* [To do] Nothing but the lines from the line with "What Apache ECharts" to the line with "const gridColor = '#a8a8a8';", both included, is to be repeated, and those exactly. Leave out the pictures.

* [Dataset rows]

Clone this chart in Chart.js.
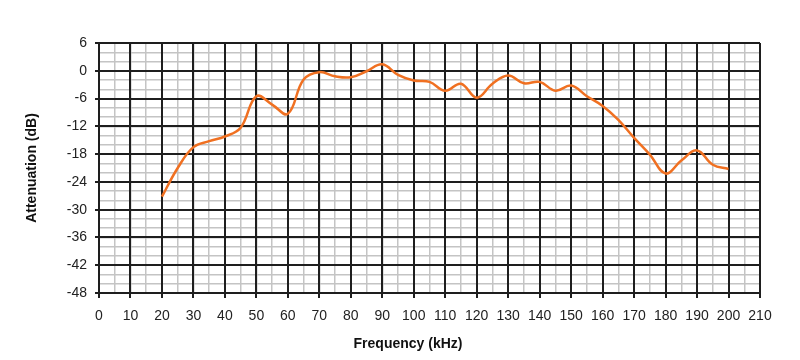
<!DOCTYPE html>
<html>
<head>
<meta charset="utf-8">
<script src="https://cdn.jsdelivr.net/npm/chart.js@4/dist/chart.umd.min.js"></script>
<style>
html,body{margin:0;padding:0;background:#fff;}
#wrap{width:800px;height:360px;}
</style>
</head>
<body>
<div id="wrap"><canvas id="c" width="800" height="360"></canvas></div>
<script>
const frequencies = [20,25,30,35,40,45,50,55,60,65,70,75,80,85,90,95,100,105,110,115,120,125,130,135,140,145,150,155,160,165,170,175,180,185,190,195,200];
const attenuation = [-27.2,-21,-16.5,-15.2,-14.2,-12.3,-5.5,-7.3,-9.3,-1.9,-0.3,-1.2,-1.4,-0.1,1.4,-0.9,-2.1,-2.4,-4.3,-2.8,-5.8,-2.8,-1.0,-2.7,-2.4,-4.3,-3.2,-5.5,-7.6,-10.6,-14.5,-18.1,-22.2,-19.4,-17.2,-20.3,-21.2];
const xMin = 0, xMax = 210, xStep = 10, xMinorStep = 5;
const yMin = -48, yMax = 6, yStep = 6, yMinorStep = 2;
const xTitle = 'Frequency (kHz)';
const yTitle = 'Attenuation (dB)';

const points = frequencies.map((f, i) => ({x: f, y: attenuation[i]}));
const tickFont = {family: "'Liberation Sans', Arial, sans-serif", size: 14};
const titleFont = {family: "'Liberation Sans', Arial, sans-serif", size: 14, weight: 'bold'};

new Chart(document.getElementById('c'), {
  type: 'line',
  data: {
    datasets: [{
      data: points,
      borderColor: '#F07021',
      borderWidth: 2.5,
      pointRadius: 0,
      tension: 0.4,
      fill: false,
      xAxisID: 'x',
      yAxisID: 'y'
    }]
  },
  options: {
    responsive: false,
    animation: false,
    devicePixelRatio: 1,
    layout: {padding: {left: 16, right: 0, top: 43, bottom: 0}},
    plugins: {
      legend: {display: false},
      tooltip: {enabled: false},
      title: {
        display: true,
        position: 'bottom',
        text: xTitle,
        color: '#111',
        font: titleFont,
        padding: {top: 2, bottom: 7}
      }
    },
    scales: {
      x: {
        type: 'linear', position: 'bottom', min: xMin, max: xMax,
        ticks: {stepSize: xStep, color: '#222', font: tickFont, padding: 10, maxRotation: 0, autoSkip: false},
        grid: {color: '#1e1e1e', lineWidth: 2, tickLength: 5, z: 0},
        border: {display: true, color: '#1e1e1e', width: 2},
        afterFit: s => { s.height = 41.2; }
      },
      xm: {
        type: 'linear', position: 'bottom', min: xMin, max: xMax,
        ticks: {stepSize: xMinorStep, display: false},
        grid: {color: '#c4c4c4', lineWidth: 1.5, drawTicks: false, z: -1},
        border: {display: false},
        afterFit: s => { s.height = 0; }
      },
      y: {
        type: 'linear', position: 'left', min: yMin, max: yMax,
        ticks: {stepSize: yStep, color: '#222', font: tickFont, padding: 8},
        grid: {color: '#1e1e1e', lineWidth: 2, tickLength: 4, z: 0},
        border: {display: true, color: '#1e1e1e', width: 2},
        title: {display: true, text: yTitle, color: '#111', font: titleFont, padding: {top: 8, bottom: 0}},
        afterFit: s => { s.width = 83; }
      },
      ym: {
        type: 'linear', position: 'right', min: yMin, max: yMax,
        ticks: {stepSize: yMinorStep, display: false},
        grid: {color: '#c4c4c4', lineWidth: 1.5, drawTicks: false, z: -1},
        border: {display: false},
        afterFit: s => { s.width = 40; }
      }
    }
  }
});
</script>
</body>
</html>
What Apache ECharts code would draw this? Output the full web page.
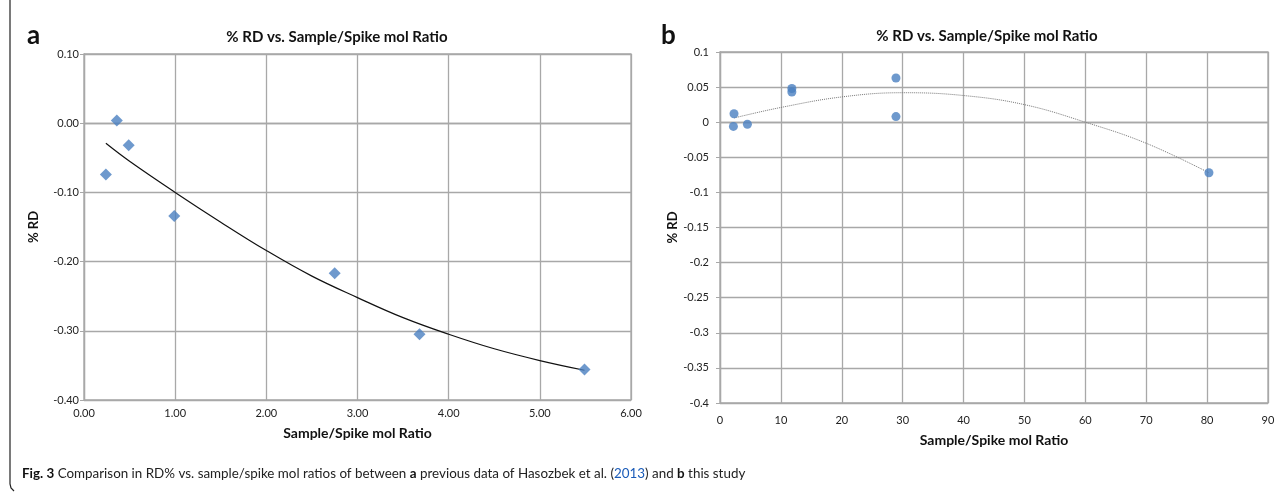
<!DOCTYPE html>
<html>
<head>
<meta charset="utf-8">
<script src="https://cdn.jsdelivr.net/npm/echarts@6/dist/echarts.min.js"></script>
<style>
html,body{margin:0;padding:0;background:#fff;}
#c{width:1284px;height:494px;}
</style>
</head>
<body>
<div id="c"></div>
<script>
// Panel a: previous data (Hasozbek et al. 2013)
const aX = [0.24, 0.36, 0.49, 0.99, 2.75, 3.68, 5.49];
const aY = [-0.074, 0.004, -0.032, -0.134, -0.217, -0.305, -0.356];
const aTrendX = [0.24, 0.5, 1.0, 1.5, 2.0, 2.5, 3.0, 3.5, 4.0, 4.5, 5.0, 5.49];
const aTrendY = [-0.029, -0.055, -0.100, -0.143, -0.184, -0.221, -0.252, -0.281, -0.305, -0.326, -0.343, -0.357];
// Panel b: this study
const bX = [2.2, 2.3, 4.5, 11.8, 11.8, 28.9, 28.9, 80.3];
const bY = [-0.006, 0.012, -0.003, 0.048, 0.043, 0.063, 0.008, -0.072];
const bTrendX = [2.3, 10, 20, 30, 40, 50, 60, 70, 80.3];
const bTrendY = [0.006, 0.021, 0.036, 0.042, 0.038, 0.025, 0.0, -0.030, -0.072];

const titleText = '% RD vs. Sample/Spike mol Ratio';
const xName = 'Sample/Spike mol Ratio';
const yName = '% RD';

const zip = (xs, ys) => xs.map((x, i) => [x, ys[i]]);
const FONT = 'Lato';
const gridColor = '#a8a8a8';

function xAxis(gi, min, max, interval, fmt, gap, margin) {
  return {
    gridIndex: gi, type: 'value', min, max, interval,
    name: xName, nameLocation: 'middle', nameGap: gap,
    nameTextStyle: {fontFamily: FONT, fontWeight: 'bold', fontSize: 14, color: '#111'},
    axisLine: {show: true, lineStyle: {color: gridColor, width: 1.3}},
    axisTick: {show: true, length: 4, lineStyle: {color: gridColor}},
    axisLabel: {fontFamily: FONT, fontSize: 11, color: '#222', margin: margin, formatter: fmt},
    splitLine: {show: true, lineStyle: {color: gridColor, width: 1.3}}
  };
}
function yAxis(gi, min, max, interval, fmt, gap, margin) {
  return {
    gridIndex: gi, type: 'value', min, max, interval,
    name: yName, nameLocation: 'middle', nameGap: gap, nameRotate: 90,
    nameTextStyle: {fontFamily: FONT, fontWeight: 'bold', fontSize: 13, color: '#111'},
    axisLine: {show: true, lineStyle: {color: gridColor, width: 1.3}},
    axisTick: {show: true, length: 4, lineStyle: {color: gridColor}},
    axisLabel: {fontFamily: FONT, fontSize: 11, color: '#222', margin: margin, formatter: fmt},
    splitLine: {show: true, lineStyle: {color: gridColor, width: 1.3}}
  };
}

const chart = echarts.init(document.getElementById('c'), null, {renderer: 'canvas'});
chart.setOption({
  backgroundColor: '#fff',
  animation: false,
  title: [
    {text: titleText, left: 332, top: 25, textAlign: 'center',
     textStyle: {fontFamily: FONT, fontWeight: 'bold', fontSize: 15, color: '#111'}},
    {text: titleText, left: 982, top: 24, textAlign: 'center',
     textStyle: {fontFamily: FONT, fontWeight: 'bold', fontSize: 15, color: '#111'}}
  ],
  grid: [
    {left: 84, top: 54, width: 547, height: 346, show: true, borderColor: gridColor, borderWidth: 1.3},
    {left: 720, top: 52, width: 548, height: 351, show: true, borderColor: gridColor, borderWidth: 1.3}
  ],
  xAxis: [
    xAxis(0, 0, 6, 1, v => v.toFixed(2), 26, 8),
    xAxis(1, 0, 90, 10, v => String(v), 30, 12)
  ],
  yAxis: [
    yAxis(0, -0.4, 0.1, 0.1, v => v.toFixed(2), 44, 5),
    yAxis(1, -0.4, 0.1, 0.05, v => String(+v.toFixed(2)), 40, 11)
  ],
  series: [
    {type: 'line', xAxisIndex: 0, yAxisIndex: 0, data: zip(aTrendX, aTrendY), smooth: 0.4,
     showSymbol: false, lineStyle: {color: '#111', width: 1.2}, z: 2},
    {type: 'scatter', xAxisIndex: 0, yAxisIndex: 0, data: zip(aX, aY), symbol: 'diamond', symbolSize: 12,
     itemStyle: {color: '#4a7fc1'}, z: 3},
    {type: 'line', xAxisIndex: 1, yAxisIndex: 1, data: zip(bTrendX, bTrendY), smooth: 0.4,
     showSymbol: false, lineStyle: {color: '#777', width: 1, type: 'dotted'}, z: 2},
    {type: 'scatter', xAxisIndex: 1, yAxisIndex: 1, data: zip(bX, bY), symbol: 'circle', symbolSize: 9,
     itemStyle: {color: '#4a7fc1'}, z: 3}
  ],
  graphic: [
    {type: 'text', left: 27, top: 23, style: {text: 'a', fontFamily: FONT, fontWeight: 'bold', fontSize: 26, fill: '#111'}},
    {type: 'text', left: 661, top: 23, style: {text: 'b', fontFamily: FONT, fontWeight: 'bold', fontSize: 26, fill: '#111'}},
    {type: 'polyline', shape: {points: [[10, 0], [10, 484], [11, 488], [14, 491]]},
     style: {stroke: '#222', lineWidth: 1.2, fill: null}},
    {type: 'text', left: 22, top: 467, style: {
      text: '{b|Fig. 3} Comparison in RD% vs. sample/spike mol ratios of between {b|a} previous data of Hasozbek et al. ({l|2013}) and {b|b} this study',
      fontFamily: FONT, fontSize: 13.4, fill: '#222',
      rich: {
        b: {fontFamily: FONT, fontWeight: 'bold', fontSize: 13.4, fill: '#111'},
        l: {fontFamily: FONT, fontSize: 13.4, fill: '#1a5bb8'}
      }
    }}
  ]
});
</script>
</body>
</html>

* [Solution to this exercise]
What Apache ECharts code would draw this? Output the full web page.
<!DOCTYPE html>
<html>
<head>
<meta charset="utf-8">
<script src="https://cdn.jsdelivr.net/npm/echarts@6/dist/echarts.min.js"></script>
<style>
html,body{margin:0;padding:0;background:#fff;}
#c{width:1284px;height:494px;}
</style>
</head>
<body>
<div id="c"></div>
<script>
// Panel a: previous data (Hasozbek et al. 2013)
const aX = [0.24, 0.36, 0.49, 0.99, 2.75, 3.68, 5.49];
const aY = [-0.074, 0.004, -0.032, -0.134, -0.217, -0.305, -0.356];
const aTrendX = [0.24, 0.5, 1.0, 1.5, 2.0, 2.5, 3.0, 3.5, 4.0, 4.5, 5.0, 5.49];
const aTrendY = [-0.029, -0.055, -0.100, -0.143, -0.184, -0.221, -0.252, -0.281, -0.305, -0.326, -0.343, -0.357];
// Panel b: this study
const bX = [2.2, 2.3, 4.5, 11.8, 11.8, 28.9, 28.9, 80.3];
const bY = [-0.006, 0.012, -0.003, 0.048, 0.043, 0.063, 0.008, -0.072];
const bTrendX = [2.3, 10, 20, 30, 40, 50, 60, 70, 80.3];
const bTrendY = [0.006, 0.021, 0.036, 0.042, 0.038, 0.025, 0.0, -0.030, -0.072];

const titleText = '% RD vs. Sample/Spike mol Ratio';
const xName = 'Sample/Spike mol Ratio';
const yName = '% RD';

const zip = (xs, ys) => xs.map((x, i) => [x, ys[i]]);
const FONT = 'Lato';
const gridColor = '#a8a8a8';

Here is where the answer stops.